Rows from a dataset
+--

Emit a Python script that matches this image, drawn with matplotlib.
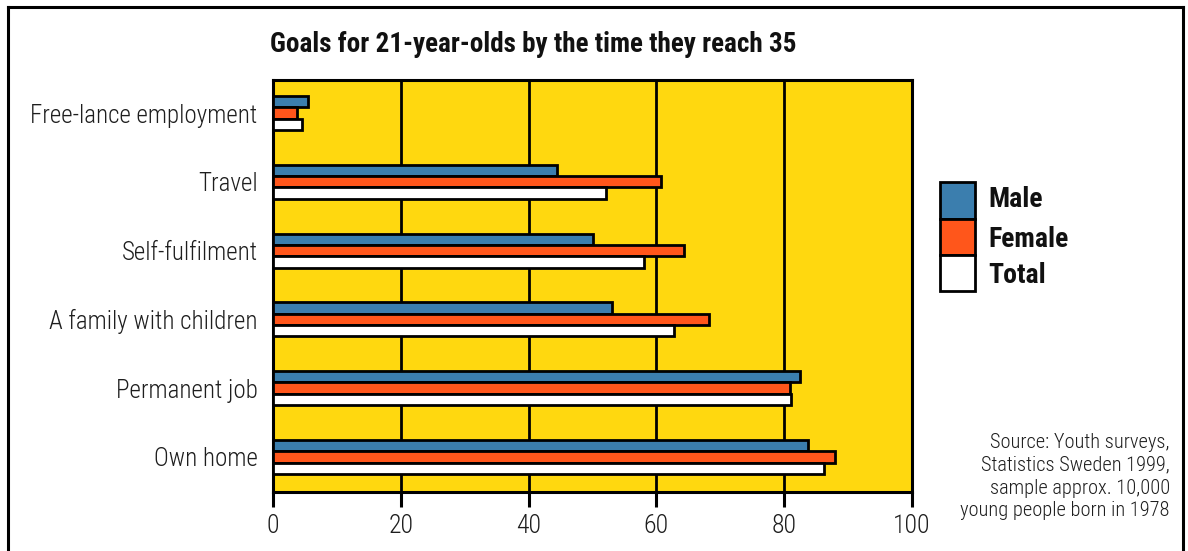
import matplotlib
matplotlib.use("Agg")
import matplotlib.pyplot as plt
from matplotlib import font_manager as fm
from matplotlib.patches import Rectangle
from matplotlib.lines import Line2D
import numpy as np

# Survey data (percent)
categories = ["Free-lance employment", "Travel", "Self-fulfilment",
              "A family with children", "Permanent job", "Own home"]
male = [5.4, 44.4, 50.1, 53.0, 82.5, 83.7]
female = [3.7, 60.7, 64.3, 68.2, 80.9, 88.0]
total = [4.5, 52.1, 58.0, 62.7, 81.0, 86.3]
series_names = ["Male", "Female", "Total"]
x_ticks = [0, 20, 40, 60, 80, 100]

title = "Goals for 21-year-olds by the time they reach 35"
source_lines = ["Source: Youth surveys,", "Statistics Sweden 1999,",
                "sample approx. 10,000", "young people born in 1978"]

YELLOW = "#FFD80F"
BLUE = "#3B7EAE"
ORANGE = "#FF561B"
WHITE = "#FFFFFF"
colors = [BLUE, ORANGE, WHITE]

# Narrow sans-serif face for all chart text
_installed = {f.name for f in fm.fontManager.ttflist}
_preferred = ["Roboto Condensed", "Open Sans Condensed", "Fira Sans Condensed",
              "IBM Plex Sans Condensed", "Archivo Narrow", "Asap Condensed",
              "Liberation Sans Narrow"]
NARROW = next((n for n in _preferred if n in _installed), "DejaVu Sans")
FONT = [NARROW, "DejaVu Sans"]
TXT = "#1e1e1e"

W, H = 1188, 551
fig = plt.figure(figsize=(W / 100, H / 100), dpi=100)


def px_axes(x0, y0, x1, y1):
    return [x0 / W, 1 - y1 / H, (x1 - x0) / W, (y1 - y0) / H]


ax = fig.add_axes(px_axes(273, 80, 912, 492))
ax.set_facecolor(YELLOW)

y = np.arange(len(categories))
bh = 0.165
for i, (vals, c) in enumerate(zip([male, female, total], colors)):
    ax.barh(y + (i - 1) * bh, vals, height=bh, color=c,
            edgecolor="black", linewidth=2.0, zorder=3)

ax.set_xlim(0, 100)
ax.set_ylim(5.51, -0.48)
ax.set_xticks(x_ticks)
ax.set_xticklabels([str(t) for t in x_ticks], fontfamily=FONT, fontsize=18.5,
                   fontweight="light", color=TXT)
ax.set_yticks(y)
ax.set_yticklabels(categories, fontfamily=FONT, fontsize=18,
                   fontweight="light", color=TXT)
ax.tick_params(axis="y", length=0, pad=11)
ax.tick_params(axis="x", direction="out", length=11, width=2.2, pad=5,
               color="black")
ax.grid(axis="x", color="black", linewidth=2.0, zorder=1)
ax.set_axisbelow(True)
for s in ax.spines.values():
    s.set_linewidth(2.2)
    s.set_color("black")

# Title
fig.text(270 / W, 1 - 52 / H, title, fontfamily=FONT, fontweight="bold",
         fontsize=19.5, ha="left", va="baseline", color="#111111")

# Legend swatches
sw_x0, sw_w = 940, 35
sw_edges = [182, 219, 255, 291]
baselines = [207, 247, 283]
for k, (c, name) in enumerate(zip(colors, series_names)):
    top, bot = sw_edges[k], sw_edges[k + 1]
    fig.add_artist(Rectangle((sw_x0 / W, 1 - bot / H), sw_w / W,
                             (bot - top) / H, facecolor=c, edgecolor="black",
                             linewidth=2.0, transform=fig.transFigure))
    fig.text(988 / W, 1 - baselines[k] / H, name, fontfamily=FONT,
             fontweight="bold", fontsize=20, ha="left", va="baseline",
             color="#111111")

# Source note
for k, line in enumerate(source_lines):
    fig.text(1170 / W, 1 - (442 + 23 * k) / H, line, fontfamily=FONT,
             fontsize=14.7, fontweight="light", ha="right", va="center",
             color=TXT)

# Outer frame
fr = dict(color="black", linewidth=2.2, transform=fig.transFigure)
fig.add_artist(Line2D([8 / W, 8 / W], [0, 1 - 7 / H], **fr))
fig.add_artist(Line2D([8 / W, 1183 / W], [1 - 7 / H, 1 - 7 / H], **fr))
fig.add_artist(Line2D([1183 / W, 1183 / W], [0, 1 - 7 / H], **fr))

fig.savefig("out.png", dpi=100, facecolor="white")
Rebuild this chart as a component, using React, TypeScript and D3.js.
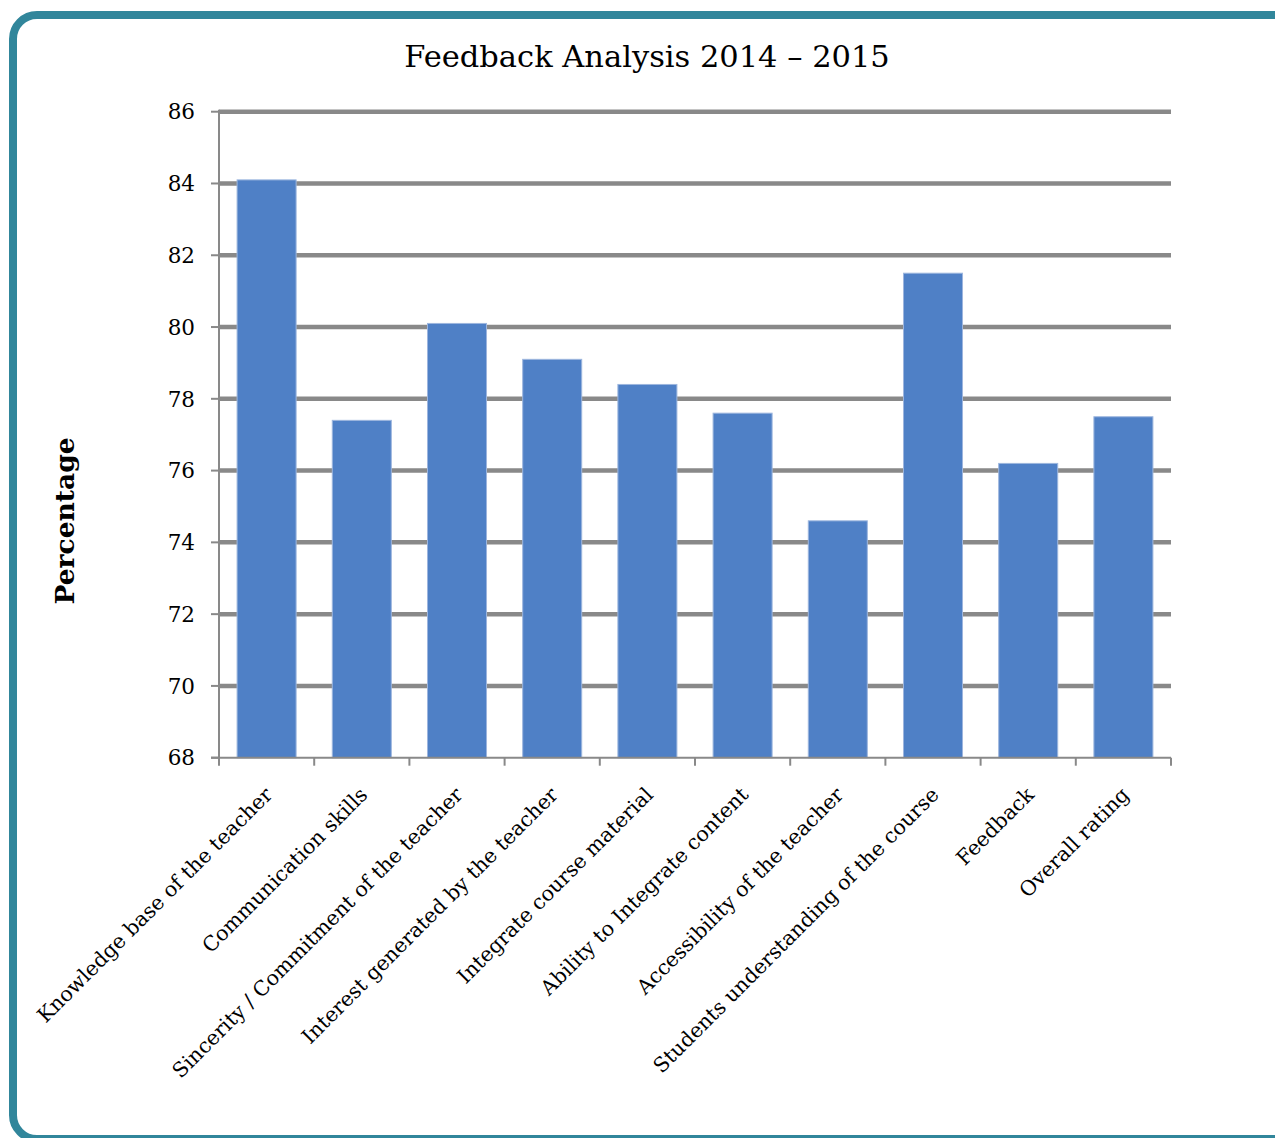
import React from "react";
import * as d3 from "d3";

const categories = [
  "Knowledge base of the teacher",
  "Communication skills",
  "Sincerity / Commitment of the teacher",
  "Interest generated by the teacher",
  "Integrate course material",
  "Ability to Integrate content",
  "Accessibility of the teacher",
  "Students understanding of the course",
  "Feedback",
  "Overall rating",
];
const values = [84.1, 77.4, 80.1, 79.1, 78.4, 77.6, 74.6, 81.5, 76.2, 77.5];
const yTicks = [68, 70, 72, 74, 76, 78, 80, 82, 84, 86];
const title = "Feedback Analysis 2014 – 2015";
const yTitle = "Percentage";

const W = 1275;
const H = 1138;
const left = 219;
const right = 1171;
const top = 111.7;
const bottom = 757.7;
const FONT = "'DejaVu Serif', 'Liberation Serif', serif";

export default function App() {
  const x = d3.scaleBand<string>().domain(categories).range([left, right]).paddingInner(0.38).paddingOuter(0.19);
  const y = d3.scaleLinear().domain([68, 86]).range([bottom, top]);
  const step = x.step();
  return (
    <svg width={W} height={H} style={{ position: "absolute", left: 0, top: 0 }}>
      <rect x={0} y={0} width={W} height={H} fill="#fff" />
      <rect x={13} y={15} width={1290} height={1124} rx={24} ry={24} fill="none" stroke="#31869B" strokeWidth={8} />
      <text x={647} y={67} textAnchor="middle" fontFamily={FONT} fontSize={30.5} fill="#000">{title}</text>
      {yTicks.map((t) => (
        <g key={t}>
          {t !== 68 && (
            <line x1={left} x2={right} y1={y(t)} y2={y(t)} stroke="#898989" strokeWidth={4.5} />
          )}
          <line x1={211} x2={left} y1={y(t)} y2={y(t)} stroke="#898989" strokeWidth={2} />
          <text x={195} y={y(t)} dy="0.36em" textAnchor="end" fontFamily={FONT} fontSize={21.5} fill="#000">{t}</text>
        </g>
      ))}
      {categories.map((c, i) => (
        <rect key={c} x={x(c)} y={y(values[i])} width={x.bandwidth()} height={bottom - y(values[i])} fill="#4F80C6" stroke="#9DB6DE" strokeWidth={1} />
      ))}
      <line x1={left} x2={left} y1={top - 2} y2={bottom} stroke="#898989" strokeWidth={2} />
      <line x1={left - 8} x2={right} y1={bottom} y2={bottom} stroke="#898989" strokeWidth={2} />
      {d3.range(categories.length + 1).map((i) => (
        <line key={i} x1={left + i * step} x2={left + i * step} y1={bottom} y2={bottom + 8} stroke="#898989" strokeWidth={2} />
      ))}
      {categories.map((c) => {
        const cx = (x(c) as number) + x.bandwidth() / 2 + 7;
        const cy = 796;
        return (
          <text key={c} x={0} y={0} transform={`translate(${cx},${cy}) rotate(-45)`} textAnchor="end" fontFamily={FONT} fontSize={20.5} fill="#000">{c}</text>
        );
      })}
      <text transform={`translate(74,521) rotate(-90)`} textAnchor="middle" fontFamily={FONT} fontWeight="bold" fontSize={26.5} fill="#000">{yTitle}</text>
    </svg>
  );
}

+--

## Instructions for the task
Repeat each entry exactly as given; no pictures belong in the copy.

## Result of this task
Emit a Python script that matches this image, drawn with matplotlib.
import matplotlib
matplotlib.use("Agg")
import matplotlib.pyplot as plt
from matplotlib import font_manager as fm
from matplotlib.patches import Rectangle
from matplotlib.lines import Line2D
import numpy as np

# Survey data (percent)
categories = ["Free-lance employment", "Travel", "Self-fulfilment",
              "A family with children", "Permanent job", "Own home"]
male = [5.4, 44.4, 50.1, 53.0, 82.5, 83.7]
female = [3.7, 60.7, 64.3, 68.2, 80.9, 88.0]
total = [4.5, 52.1, 58.0, 62.7, 81.0, 86.3]
series_names = ["Male", "Female", "Total"]
x_ticks = [0, 20, 40, 60, 80, 100]

title = "Goals for 21-year-olds by the time they reach 35"
source_lines = ["Source: Youth surveys,", "Statistics Sweden 1999,",
                "sample approx. 10,000", "young people born in 1978"]

YELLOW = "#FFD80F"
BLUE = "#3B7EAE"
ORANGE = "#FF561B"
WHITE = "#FFFFFF"
colors = [BLUE, ORANGE, WHITE]

# Narrow sans-serif face for all chart text
_installed = {f.name for f in fm.fontManager.ttflist}
_preferred = ["Roboto Condensed", "Open Sans Condensed", "Fira Sans Condensed",
              "IBM Plex Sans Condensed", "Archivo Narrow", "Asap Condensed",
              "Liberation Sans Narrow"]
NARROW = next((n for n in _preferred if n in _installed), "DejaVu Sans")
FONT = [NARROW, "DejaVu Sans"]
TXT = "#1e1e1e"

W, H = 1188, 551
fig = plt.figure(figsize=(W / 100, H / 100), dpi=100)


def px_axes(x0, y0, x1, y1):
    return [x0 / W, 1 - y1 / H, (x1 - x0) / W, (y1 - y0) / H]


ax = fig.add_axes(px_axes(273, 80, 912, 492))
ax.set_facecolor(YELLOW)

y = np.arange(len(categories))
bh = 0.165
for i, (vals, c) in enumerate(zip([male, female, total], colors)):
    ax.barh(y + (i - 1) * bh, vals, height=bh, color=c,
            edgecolor="black", linewidth=2.0, zorder=3)

ax.set_xlim(0, 100)
ax.set_ylim(5.51, -0.48)
ax.set_xticks(x_ticks)
ax.set_xticklabels([str(t) for t in x_ticks], fontfamily=FONT, fontsize=18.5,
                   fontweight="light", color=TXT)
ax.set_yticks(y)
ax.set_yticklabels(categories, fontfamily=FONT, fontsize=18,
                   fontweight="light", color=TXT)
ax.tick_params(axis="y", length=0, pad=11)
ax.tick_params(axis="x", direction="out", length=11, width=2.2, pad=5,
               color="black")
ax.grid(axis="x", color="black", linewidth=2.0, zorder=1)
ax.set_axisbelow(True)
for s in ax.spines.values():
    s.set_linewidth(2.2)
    s.set_color("black")

# Title
fig.text(270 / W, 1 - 52 / H, title, fontfamily=FONT, fontweight="bold",
         fontsize=19.5, ha="left", va="baseline", color="#111111")

# Legend swatches
sw_x0, sw_w = 940, 35
sw_edges = [182, 219, 255, 291]
baselines = [207, 247, 283]
for k, (c, name) in enumerate(zip(colors, series_names)):
    top, bot = sw_edges[k], sw_edges[k + 1]
    fig.add_artist(Rectangle((sw_x0 / W, 1 - bot / H), sw_w / W,
                             (bot - top) / H, facecolor=c, edgecolor="black",
                             linewidth=2.0, transform=fig.transFigure))
    fig.text(988 / W, 1 - baselines[k] / H, name, fontfamily=FONT,
             fontweight="bold", fontsize=20, ha="left", va="baseline",
             color="#111111")

# Source note
for k, line in enumerate(source_lines):
    fig.text(1170 / W, 1 - (442 + 23 * k) / H, line, fontfamily=FONT,
             fontsize=14.7, fontweight="light", ha="right", va="center",
             color=TXT)

# Outer frame
fr = dict(color="black", linewidth=2.2, transform=fig.transFigure)
fig.add_artist(Line2D([8 / W, 8 / W], [0, 1 - 7 / H], **fr))
fig.add_artist(Line2D([8 / W, 1183 / W], [1 - 7 / H, 1 - 7 / H], **fr))
fig.add_artist(Line2D([1183 / W, 1183 / W], [0, 1 - 7 / H], **fr))

fig.savefig("out.png", dpi=100, facecolor="white")
Rebuild this chart as a component, using React, TypeScript and D3.js.
import React from "react";
import * as d3 from "d3";

const categories = [
  "Knowledge base of the teacher",
  "Communication skills",
  "Sincerity / Commitment of the teacher",
  "Interest generated by the teacher",
  "Integrate course material",
  "Ability to Integrate content",
  "Accessibility of the teacher",
  "Students understanding of the course",
  "Feedback",
  "Overall rating",
];
const values = [84.1, 77.4, 80.1, 79.1, 78.4, 77.6, 74.6, 81.5, 76.2, 77.5];
const yTicks = [68, 70, 72, 74, 76, 78, 80, 82, 84, 86];
const title = "Feedback Analysis 2014 – 2015";
const yTitle = "Percentage";

const W = 1275;
const H = 1138;
const left = 219;
const right = 1171;
const top = 111.7;
const bottom = 757.7;
const FONT = "'DejaVu Serif', 'Liberation Serif', serif";

export default function App() {
  const x = d3.scaleBand<string>().domain(categories).range([left, right]).paddingInner(0.38).paddingOuter(0.19);
  const y = d3.scaleLinear().domain([68, 86]).range([bottom, top]);
  const step = x.step();
  return (
    <svg width={W} height={H} style={{ position: "absolute", left: 0, top: 0 }}>
      <rect x={0} y={0} width={W} height={H} fill="#fff" />
      <rect x={13} y={15} width={1290} height={1124} rx={24} ry={24} fill="none" stroke="#31869B" strokeWidth={8} />
      <text x={647} y={67} textAnchor="middle" fontFamily={FONT} fontSize={30.5} fill="#000">{title}</text>
      {yTicks.map((t) => (
        <g key={t}>
          {t !== 68 && (
            <line x1={left} x2={right} y1={y(t)} y2={y(t)} stroke="#898989" strokeWidth={4.5} />
          )}
          <line x1={211} x2={left} y1={y(t)} y2={y(t)} stroke="#898989" strokeWidth={2} />
          <text x={195} y={y(t)} dy="0.36em" textAnchor="end" fontFamily={FONT} fontSize={21.5} fill="#000">{t}</text>
        </g>
      ))}
      {categories.map((c, i) => (
        <rect key={c} x={x(c)} y={y(values[i])} width={x.bandwidth()} height={bottom - y(values[i])} fill="#4F80C6" stroke="#9DB6DE" strokeWidth={1} />
      ))}
      <line x1={left} x2={left} y1={top - 2} y2={bottom} stroke="#898989" strokeWidth={2} />
      <line x1={left - 8} x2={right} y1={bottom} y2={bottom} stroke="#898989" strokeWidth={2} />
      {d3.range(categories.length + 1).map((i) => (
        <line key={i} x1={left + i * step} x2={left + i * step} y1={bottom} y2={bottom + 8} stroke="#898989" strokeWidth={2} />
      ))}
      {categories.map((c) => {
        const cx = (x(c) as number) + x.bandwidth() / 2 + 7;
        const cy = 796;
        return (
          <text key={c} x={0} y={0} transform={`translate(${cx},${cy}) rotate(-45)`} textAnchor="end" fontFamily={FONT} fontSize={20.5} fill="#000">{c}</text>
        );
      })}
      <text transform={`translate(74,521) rotate(-90)`} textAnchor="middle" fontFamily={FONT} fontWeight="bold" fontSize={26.5} fill="#000">{yTitle}</text>
    </svg>
  );
}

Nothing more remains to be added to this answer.